**Stated problem:** Repeat only what lies from the line with "What Plotly.js code" to the line with "-1.56, -1.69, -1.67];", those two lines included, exactly as it stands; omit any images.

**Data for this exercise:**
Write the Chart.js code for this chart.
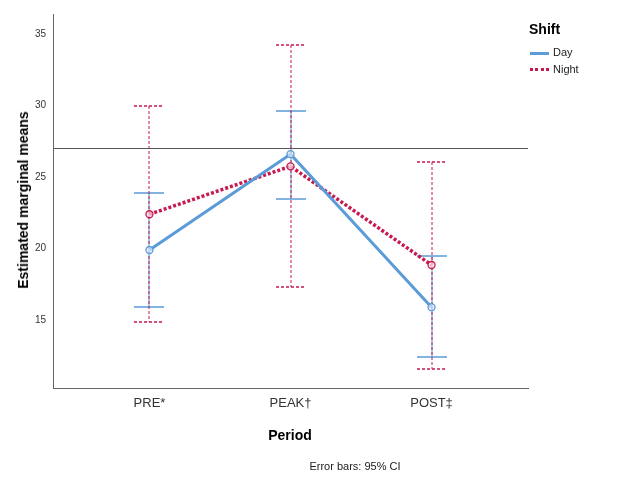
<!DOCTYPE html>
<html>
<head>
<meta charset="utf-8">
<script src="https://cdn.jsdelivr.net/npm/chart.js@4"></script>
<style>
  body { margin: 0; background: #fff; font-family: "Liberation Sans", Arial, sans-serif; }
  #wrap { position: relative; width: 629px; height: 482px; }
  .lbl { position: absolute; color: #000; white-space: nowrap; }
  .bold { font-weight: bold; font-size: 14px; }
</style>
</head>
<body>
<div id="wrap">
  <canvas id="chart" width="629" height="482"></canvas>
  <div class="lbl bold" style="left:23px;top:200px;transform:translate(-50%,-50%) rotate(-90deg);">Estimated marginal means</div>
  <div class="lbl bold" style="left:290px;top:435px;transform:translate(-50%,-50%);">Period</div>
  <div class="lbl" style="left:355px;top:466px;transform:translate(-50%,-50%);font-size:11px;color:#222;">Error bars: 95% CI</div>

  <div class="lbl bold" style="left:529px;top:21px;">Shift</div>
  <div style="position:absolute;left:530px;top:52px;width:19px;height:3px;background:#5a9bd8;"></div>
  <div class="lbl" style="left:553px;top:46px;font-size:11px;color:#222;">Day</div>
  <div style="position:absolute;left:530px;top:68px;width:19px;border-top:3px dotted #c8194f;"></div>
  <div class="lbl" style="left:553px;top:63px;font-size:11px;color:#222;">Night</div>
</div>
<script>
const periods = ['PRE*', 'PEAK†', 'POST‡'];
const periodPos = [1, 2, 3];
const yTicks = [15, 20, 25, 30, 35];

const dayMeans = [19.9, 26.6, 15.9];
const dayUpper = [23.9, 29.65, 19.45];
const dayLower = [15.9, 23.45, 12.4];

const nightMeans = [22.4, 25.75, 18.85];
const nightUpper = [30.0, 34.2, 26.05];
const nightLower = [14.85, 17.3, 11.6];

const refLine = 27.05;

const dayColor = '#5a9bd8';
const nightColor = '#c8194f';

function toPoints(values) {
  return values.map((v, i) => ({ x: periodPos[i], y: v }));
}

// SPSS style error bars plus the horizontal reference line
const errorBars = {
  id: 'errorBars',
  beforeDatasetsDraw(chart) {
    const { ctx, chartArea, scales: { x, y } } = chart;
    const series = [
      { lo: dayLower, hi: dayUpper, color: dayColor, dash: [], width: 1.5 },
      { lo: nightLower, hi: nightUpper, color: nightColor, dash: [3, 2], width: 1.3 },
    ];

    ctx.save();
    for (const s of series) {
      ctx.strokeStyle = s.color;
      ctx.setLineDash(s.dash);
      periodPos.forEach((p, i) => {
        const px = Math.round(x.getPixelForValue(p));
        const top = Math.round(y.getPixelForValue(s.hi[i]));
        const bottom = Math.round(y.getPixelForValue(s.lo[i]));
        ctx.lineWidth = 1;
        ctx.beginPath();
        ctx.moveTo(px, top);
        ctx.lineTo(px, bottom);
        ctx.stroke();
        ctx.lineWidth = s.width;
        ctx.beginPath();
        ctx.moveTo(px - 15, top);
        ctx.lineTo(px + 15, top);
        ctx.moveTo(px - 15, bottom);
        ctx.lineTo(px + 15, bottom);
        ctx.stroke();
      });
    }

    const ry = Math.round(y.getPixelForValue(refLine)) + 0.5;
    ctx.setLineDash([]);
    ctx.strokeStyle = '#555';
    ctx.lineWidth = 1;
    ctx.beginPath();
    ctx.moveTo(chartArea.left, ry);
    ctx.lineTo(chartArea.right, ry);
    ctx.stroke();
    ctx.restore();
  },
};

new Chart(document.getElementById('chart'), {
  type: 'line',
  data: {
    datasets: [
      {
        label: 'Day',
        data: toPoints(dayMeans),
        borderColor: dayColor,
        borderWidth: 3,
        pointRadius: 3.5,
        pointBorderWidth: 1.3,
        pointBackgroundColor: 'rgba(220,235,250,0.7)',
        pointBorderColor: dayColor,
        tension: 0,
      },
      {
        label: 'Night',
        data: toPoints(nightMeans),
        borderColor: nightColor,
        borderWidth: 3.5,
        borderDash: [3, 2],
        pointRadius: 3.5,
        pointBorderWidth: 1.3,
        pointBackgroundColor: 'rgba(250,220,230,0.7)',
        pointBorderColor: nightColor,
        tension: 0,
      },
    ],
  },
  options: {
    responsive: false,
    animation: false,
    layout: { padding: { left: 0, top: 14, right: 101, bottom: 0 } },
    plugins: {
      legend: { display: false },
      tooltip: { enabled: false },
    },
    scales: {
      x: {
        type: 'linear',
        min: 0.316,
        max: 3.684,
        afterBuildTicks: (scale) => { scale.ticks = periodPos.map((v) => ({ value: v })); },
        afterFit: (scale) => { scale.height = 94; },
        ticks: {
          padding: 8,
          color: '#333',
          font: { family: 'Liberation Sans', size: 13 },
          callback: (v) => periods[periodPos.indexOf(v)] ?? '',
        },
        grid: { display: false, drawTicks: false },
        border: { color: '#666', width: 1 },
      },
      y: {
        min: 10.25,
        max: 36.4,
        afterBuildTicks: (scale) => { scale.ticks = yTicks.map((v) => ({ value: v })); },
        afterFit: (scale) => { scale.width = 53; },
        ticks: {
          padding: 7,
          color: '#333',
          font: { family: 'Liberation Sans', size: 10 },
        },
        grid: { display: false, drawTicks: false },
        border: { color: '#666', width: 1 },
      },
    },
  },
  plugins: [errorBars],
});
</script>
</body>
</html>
...
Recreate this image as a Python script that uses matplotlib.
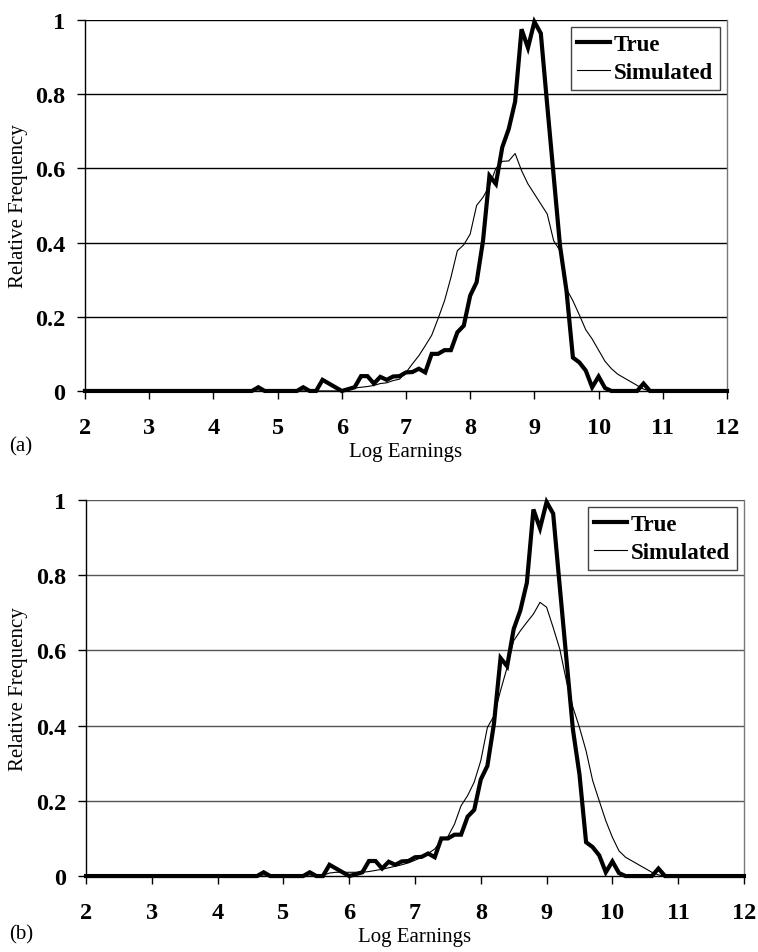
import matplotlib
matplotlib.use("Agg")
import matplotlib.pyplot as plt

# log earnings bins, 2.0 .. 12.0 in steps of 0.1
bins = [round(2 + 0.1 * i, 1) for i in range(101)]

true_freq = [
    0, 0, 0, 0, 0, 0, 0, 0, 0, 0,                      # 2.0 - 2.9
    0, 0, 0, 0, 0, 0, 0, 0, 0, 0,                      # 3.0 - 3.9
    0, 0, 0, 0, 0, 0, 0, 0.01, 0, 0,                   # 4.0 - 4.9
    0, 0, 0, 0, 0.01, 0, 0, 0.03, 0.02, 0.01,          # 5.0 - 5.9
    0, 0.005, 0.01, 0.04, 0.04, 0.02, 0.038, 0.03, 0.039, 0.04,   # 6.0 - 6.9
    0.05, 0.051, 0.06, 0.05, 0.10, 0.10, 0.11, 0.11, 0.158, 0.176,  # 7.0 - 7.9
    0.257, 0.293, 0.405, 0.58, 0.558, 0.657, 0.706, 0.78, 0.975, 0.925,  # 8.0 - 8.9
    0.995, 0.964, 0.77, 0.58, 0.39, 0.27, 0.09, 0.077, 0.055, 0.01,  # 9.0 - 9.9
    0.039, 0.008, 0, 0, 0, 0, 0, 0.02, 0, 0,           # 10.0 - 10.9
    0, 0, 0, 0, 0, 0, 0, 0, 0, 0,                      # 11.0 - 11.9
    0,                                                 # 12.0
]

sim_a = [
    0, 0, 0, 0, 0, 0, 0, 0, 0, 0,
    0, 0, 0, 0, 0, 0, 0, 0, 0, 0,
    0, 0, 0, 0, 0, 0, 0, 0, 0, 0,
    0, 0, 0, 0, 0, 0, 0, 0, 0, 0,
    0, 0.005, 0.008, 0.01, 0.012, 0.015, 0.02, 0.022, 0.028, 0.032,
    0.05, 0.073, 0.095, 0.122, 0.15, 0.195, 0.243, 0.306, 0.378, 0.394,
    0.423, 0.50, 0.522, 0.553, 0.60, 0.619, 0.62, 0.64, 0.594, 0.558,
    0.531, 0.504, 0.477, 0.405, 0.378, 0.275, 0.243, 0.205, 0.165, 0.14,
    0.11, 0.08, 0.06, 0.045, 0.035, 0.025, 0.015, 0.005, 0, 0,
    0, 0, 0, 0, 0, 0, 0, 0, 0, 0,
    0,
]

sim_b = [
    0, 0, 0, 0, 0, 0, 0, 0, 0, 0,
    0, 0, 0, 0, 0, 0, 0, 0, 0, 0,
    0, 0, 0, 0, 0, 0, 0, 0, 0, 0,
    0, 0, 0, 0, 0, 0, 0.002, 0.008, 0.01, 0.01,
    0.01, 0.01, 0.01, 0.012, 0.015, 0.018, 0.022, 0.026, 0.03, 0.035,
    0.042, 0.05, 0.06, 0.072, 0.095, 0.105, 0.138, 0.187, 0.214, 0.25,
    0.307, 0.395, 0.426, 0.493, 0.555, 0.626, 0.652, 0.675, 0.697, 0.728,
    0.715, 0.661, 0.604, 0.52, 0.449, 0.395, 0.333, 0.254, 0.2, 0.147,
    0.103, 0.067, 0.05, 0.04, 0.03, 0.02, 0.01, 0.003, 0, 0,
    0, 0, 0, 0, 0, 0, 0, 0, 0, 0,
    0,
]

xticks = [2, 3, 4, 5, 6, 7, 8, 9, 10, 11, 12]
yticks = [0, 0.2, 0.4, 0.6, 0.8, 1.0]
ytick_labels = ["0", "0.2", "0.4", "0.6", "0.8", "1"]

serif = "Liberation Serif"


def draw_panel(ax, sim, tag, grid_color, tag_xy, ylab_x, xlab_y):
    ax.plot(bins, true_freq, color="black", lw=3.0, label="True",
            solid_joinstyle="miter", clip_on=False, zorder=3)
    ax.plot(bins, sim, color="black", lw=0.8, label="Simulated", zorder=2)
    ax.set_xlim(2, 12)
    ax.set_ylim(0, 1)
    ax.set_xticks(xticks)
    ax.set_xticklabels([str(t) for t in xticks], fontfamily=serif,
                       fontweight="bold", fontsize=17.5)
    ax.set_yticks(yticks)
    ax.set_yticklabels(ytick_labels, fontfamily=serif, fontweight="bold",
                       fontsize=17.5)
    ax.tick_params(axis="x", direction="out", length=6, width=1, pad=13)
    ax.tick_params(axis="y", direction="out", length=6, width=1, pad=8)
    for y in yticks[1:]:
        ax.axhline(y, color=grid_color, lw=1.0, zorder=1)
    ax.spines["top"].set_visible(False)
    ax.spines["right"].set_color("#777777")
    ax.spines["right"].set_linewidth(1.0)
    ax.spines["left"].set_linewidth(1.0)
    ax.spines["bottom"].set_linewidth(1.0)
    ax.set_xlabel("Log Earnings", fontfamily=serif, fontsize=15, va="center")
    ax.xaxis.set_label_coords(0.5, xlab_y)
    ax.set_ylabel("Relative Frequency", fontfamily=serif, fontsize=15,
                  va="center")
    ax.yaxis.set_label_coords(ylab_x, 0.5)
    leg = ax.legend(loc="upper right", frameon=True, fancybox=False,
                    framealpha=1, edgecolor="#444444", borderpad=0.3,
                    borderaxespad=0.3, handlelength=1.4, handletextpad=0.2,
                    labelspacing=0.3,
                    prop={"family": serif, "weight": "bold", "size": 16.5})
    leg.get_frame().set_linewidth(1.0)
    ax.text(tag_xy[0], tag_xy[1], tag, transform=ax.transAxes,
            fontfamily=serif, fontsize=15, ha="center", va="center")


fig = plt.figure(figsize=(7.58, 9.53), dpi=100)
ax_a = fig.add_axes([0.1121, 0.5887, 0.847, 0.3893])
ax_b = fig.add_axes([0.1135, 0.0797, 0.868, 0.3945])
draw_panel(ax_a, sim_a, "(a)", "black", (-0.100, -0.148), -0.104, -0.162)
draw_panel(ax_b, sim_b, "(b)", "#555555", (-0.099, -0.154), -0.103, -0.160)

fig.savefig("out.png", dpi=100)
* * *
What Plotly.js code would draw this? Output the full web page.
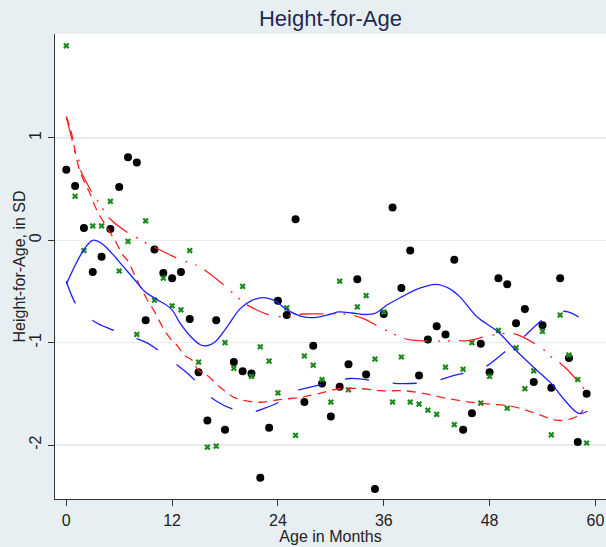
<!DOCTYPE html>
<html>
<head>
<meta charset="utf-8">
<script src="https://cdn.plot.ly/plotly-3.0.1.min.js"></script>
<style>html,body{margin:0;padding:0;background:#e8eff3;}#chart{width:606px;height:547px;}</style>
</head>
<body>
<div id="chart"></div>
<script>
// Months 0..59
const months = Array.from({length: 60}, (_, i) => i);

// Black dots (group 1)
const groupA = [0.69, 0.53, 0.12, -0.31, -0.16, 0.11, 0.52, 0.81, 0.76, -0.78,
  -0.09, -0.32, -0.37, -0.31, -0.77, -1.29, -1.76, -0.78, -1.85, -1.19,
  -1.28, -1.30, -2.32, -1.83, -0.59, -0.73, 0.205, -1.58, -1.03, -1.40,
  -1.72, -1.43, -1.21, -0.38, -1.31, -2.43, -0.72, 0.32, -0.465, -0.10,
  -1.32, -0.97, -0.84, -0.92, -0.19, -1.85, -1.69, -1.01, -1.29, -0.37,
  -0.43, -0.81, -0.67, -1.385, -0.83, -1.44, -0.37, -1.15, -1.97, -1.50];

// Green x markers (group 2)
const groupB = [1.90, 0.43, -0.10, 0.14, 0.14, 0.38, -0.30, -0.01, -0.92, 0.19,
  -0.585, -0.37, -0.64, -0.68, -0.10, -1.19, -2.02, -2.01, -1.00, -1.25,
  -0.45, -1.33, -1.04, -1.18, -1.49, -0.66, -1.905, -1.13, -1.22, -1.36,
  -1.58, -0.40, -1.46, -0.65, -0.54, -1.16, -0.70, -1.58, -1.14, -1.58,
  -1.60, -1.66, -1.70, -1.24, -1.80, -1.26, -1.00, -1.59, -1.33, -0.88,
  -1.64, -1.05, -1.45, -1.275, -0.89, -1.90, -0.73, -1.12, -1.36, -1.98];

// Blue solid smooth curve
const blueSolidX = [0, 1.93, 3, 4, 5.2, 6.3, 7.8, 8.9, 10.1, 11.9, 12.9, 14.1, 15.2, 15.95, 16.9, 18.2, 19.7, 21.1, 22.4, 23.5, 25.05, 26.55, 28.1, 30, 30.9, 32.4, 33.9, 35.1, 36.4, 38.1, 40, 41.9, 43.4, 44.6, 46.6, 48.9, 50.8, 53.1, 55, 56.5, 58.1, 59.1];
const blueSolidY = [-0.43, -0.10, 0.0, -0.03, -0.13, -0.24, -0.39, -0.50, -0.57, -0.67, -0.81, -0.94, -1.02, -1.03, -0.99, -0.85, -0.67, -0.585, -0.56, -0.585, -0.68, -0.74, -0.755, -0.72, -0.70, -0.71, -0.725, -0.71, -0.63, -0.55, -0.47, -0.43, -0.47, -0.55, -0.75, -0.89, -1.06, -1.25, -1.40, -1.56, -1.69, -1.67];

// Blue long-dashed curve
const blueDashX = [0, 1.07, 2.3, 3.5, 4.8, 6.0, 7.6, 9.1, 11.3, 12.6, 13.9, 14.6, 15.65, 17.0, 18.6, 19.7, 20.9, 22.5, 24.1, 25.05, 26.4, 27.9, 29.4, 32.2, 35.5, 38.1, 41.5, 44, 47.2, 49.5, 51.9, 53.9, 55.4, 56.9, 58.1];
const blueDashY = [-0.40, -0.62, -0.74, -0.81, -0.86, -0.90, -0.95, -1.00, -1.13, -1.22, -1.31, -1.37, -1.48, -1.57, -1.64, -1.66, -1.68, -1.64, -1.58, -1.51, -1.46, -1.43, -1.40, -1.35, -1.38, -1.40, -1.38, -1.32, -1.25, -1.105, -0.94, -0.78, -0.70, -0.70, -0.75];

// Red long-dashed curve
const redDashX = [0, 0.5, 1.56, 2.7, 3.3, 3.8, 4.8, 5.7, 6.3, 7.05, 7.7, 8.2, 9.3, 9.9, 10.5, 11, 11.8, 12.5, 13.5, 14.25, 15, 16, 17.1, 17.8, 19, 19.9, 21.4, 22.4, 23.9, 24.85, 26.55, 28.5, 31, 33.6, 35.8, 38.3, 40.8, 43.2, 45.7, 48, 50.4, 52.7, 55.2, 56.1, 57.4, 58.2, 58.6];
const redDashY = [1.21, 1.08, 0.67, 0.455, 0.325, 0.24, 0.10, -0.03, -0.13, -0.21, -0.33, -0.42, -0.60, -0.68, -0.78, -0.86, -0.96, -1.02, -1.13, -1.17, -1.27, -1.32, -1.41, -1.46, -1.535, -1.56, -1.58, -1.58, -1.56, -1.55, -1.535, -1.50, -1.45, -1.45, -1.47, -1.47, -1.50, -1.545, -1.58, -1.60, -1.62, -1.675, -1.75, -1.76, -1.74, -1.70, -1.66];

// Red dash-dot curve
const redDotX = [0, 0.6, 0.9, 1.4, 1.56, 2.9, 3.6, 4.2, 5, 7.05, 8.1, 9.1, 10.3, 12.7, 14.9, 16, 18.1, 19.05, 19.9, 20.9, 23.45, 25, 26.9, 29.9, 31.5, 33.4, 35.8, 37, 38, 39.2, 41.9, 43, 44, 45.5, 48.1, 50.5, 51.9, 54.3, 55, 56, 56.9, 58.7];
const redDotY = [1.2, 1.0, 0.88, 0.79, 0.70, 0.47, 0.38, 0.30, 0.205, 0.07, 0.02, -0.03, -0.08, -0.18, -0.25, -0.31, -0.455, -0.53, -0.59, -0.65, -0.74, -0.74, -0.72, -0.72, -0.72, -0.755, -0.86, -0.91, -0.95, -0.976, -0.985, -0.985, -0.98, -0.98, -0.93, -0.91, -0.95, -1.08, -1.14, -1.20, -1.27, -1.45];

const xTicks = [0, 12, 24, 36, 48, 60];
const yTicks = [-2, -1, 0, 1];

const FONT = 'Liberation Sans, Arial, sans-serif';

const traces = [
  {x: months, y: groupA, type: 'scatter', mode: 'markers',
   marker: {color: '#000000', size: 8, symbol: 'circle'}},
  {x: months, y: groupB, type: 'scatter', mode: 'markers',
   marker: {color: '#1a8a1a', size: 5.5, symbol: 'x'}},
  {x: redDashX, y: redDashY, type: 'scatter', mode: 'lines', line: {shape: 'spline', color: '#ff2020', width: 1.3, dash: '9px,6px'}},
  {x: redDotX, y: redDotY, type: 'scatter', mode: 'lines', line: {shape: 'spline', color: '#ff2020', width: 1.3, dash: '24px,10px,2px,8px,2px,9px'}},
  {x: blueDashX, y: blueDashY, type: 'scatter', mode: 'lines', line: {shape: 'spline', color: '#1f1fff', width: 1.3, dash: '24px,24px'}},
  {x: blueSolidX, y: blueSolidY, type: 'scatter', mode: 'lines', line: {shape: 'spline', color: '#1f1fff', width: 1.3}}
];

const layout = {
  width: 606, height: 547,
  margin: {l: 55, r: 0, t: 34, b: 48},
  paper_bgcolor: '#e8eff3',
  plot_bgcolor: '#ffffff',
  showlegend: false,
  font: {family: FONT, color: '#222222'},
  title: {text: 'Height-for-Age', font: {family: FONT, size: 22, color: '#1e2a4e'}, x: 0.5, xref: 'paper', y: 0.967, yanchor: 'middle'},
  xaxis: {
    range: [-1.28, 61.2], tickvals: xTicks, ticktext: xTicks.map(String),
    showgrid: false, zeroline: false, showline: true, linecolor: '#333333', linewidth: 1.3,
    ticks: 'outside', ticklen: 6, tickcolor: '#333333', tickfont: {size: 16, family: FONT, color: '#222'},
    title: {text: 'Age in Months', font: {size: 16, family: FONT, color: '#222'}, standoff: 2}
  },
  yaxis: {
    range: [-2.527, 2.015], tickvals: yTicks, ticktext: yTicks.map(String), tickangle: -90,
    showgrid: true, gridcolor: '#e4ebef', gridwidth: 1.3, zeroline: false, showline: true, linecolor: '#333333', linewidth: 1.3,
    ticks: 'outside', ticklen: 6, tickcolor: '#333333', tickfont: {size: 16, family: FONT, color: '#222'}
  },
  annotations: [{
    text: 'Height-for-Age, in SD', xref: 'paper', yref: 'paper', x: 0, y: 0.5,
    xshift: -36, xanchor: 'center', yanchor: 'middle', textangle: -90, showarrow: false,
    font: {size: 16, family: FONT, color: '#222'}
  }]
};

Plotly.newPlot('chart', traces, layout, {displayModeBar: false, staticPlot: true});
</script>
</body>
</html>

**Written solution:**
What Plotly.js code would draw this? Output the full web page.
<!DOCTYPE html>
<html>
<head>
<meta charset="utf-8">
<script src="https://cdn.plot.ly/plotly-3.0.1.min.js"></script>
<style>html,body{margin:0;padding:0;background:#e8eff3;}#chart{width:606px;height:547px;}</style>
</head>
<body>
<div id="chart"></div>
<script>
// Months 0..59
const months = Array.from({length: 60}, (_, i) => i);

// Black dots (group 1)
const groupA = [0.69, 0.53, 0.12, -0.31, -0.16, 0.11, 0.52, 0.81, 0.76, -0.78,
  -0.09, -0.32, -0.37, -0.31, -0.77, -1.29, -1.76, -0.78, -1.85, -1.19,
  -1.28, -1.30, -2.32, -1.83, -0.59, -0.73, 0.205, -1.58, -1.03, -1.40,
  -1.72, -1.43, -1.21, -0.38, -1.31, -2.43, -0.72, 0.32, -0.465, -0.10,
  -1.32, -0.97, -0.84, -0.92, -0.19, -1.85, -1.69, -1.01, -1.29, -0.37,
  -0.43, -0.81, -0.67, -1.385, -0.83, -1.44, -0.37, -1.15, -1.97, -1.50];

// Green x markers (group 2)
const groupB = [1.90, 0.43, -0.10, 0.14, 0.14, 0.38, -0.30, -0.01, -0.92, 0.19,
  -0.585, -0.37, -0.64, -0.68, -0.10, -1.19, -2.02, -2.01, -1.00, -1.25,
  -0.45, -1.33, -1.04, -1.18, -1.49, -0.66, -1.905, -1.13, -1.22, -1.36,
  -1.58, -0.40, -1.46, -0.65, -0.54, -1.16, -0.70, -1.58, -1.14, -1.58,
  -1.60, -1.66, -1.70, -1.24, -1.80, -1.26, -1.00, -1.59, -1.33, -0.88,
  -1.64, -1.05, -1.45, -1.275, -0.89, -1.90, -0.73, -1.12, -1.36, -1.98];

// Blue solid smooth curve
const blueSolidX = [0, 1.93, 3, 4, 5.2, 6.3, 7.8, 8.9, 10.1, 11.9, 12.9, 14.1, 15.2, 15.95, 16.9, 18.2, 19.7, 21.1, 22.4, 23.5, 25.05, 26.55, 28.1, 30, 30.9, 32.4, 33.9, 35.1, 36.4, 38.1, 40, 41.9, 43.4, 44.6, 46.6, 48.9, 50.8, 53.1, 55, 56.5, 58.1, 59.1];
const blueSolidY = [-0.43, -0.10, 0.0, -0.03, -0.13, -0.24, -0.39, -0.50, -0.57, -0.67, -0.81, -0.94, -1.02, -1.03, -0.99, -0.85, -0.67, -0.585, -0.56, -0.585, -0.68, -0.74, -0.755, -0.72, -0.70, -0.71, -0.725, -0.71, -0.63, -0.55, -0.47, -0.43, -0.47, -0.55, -0.75, -0.89, -1.06, -1.25, -1.40, -1.56, -1.69, -1.67];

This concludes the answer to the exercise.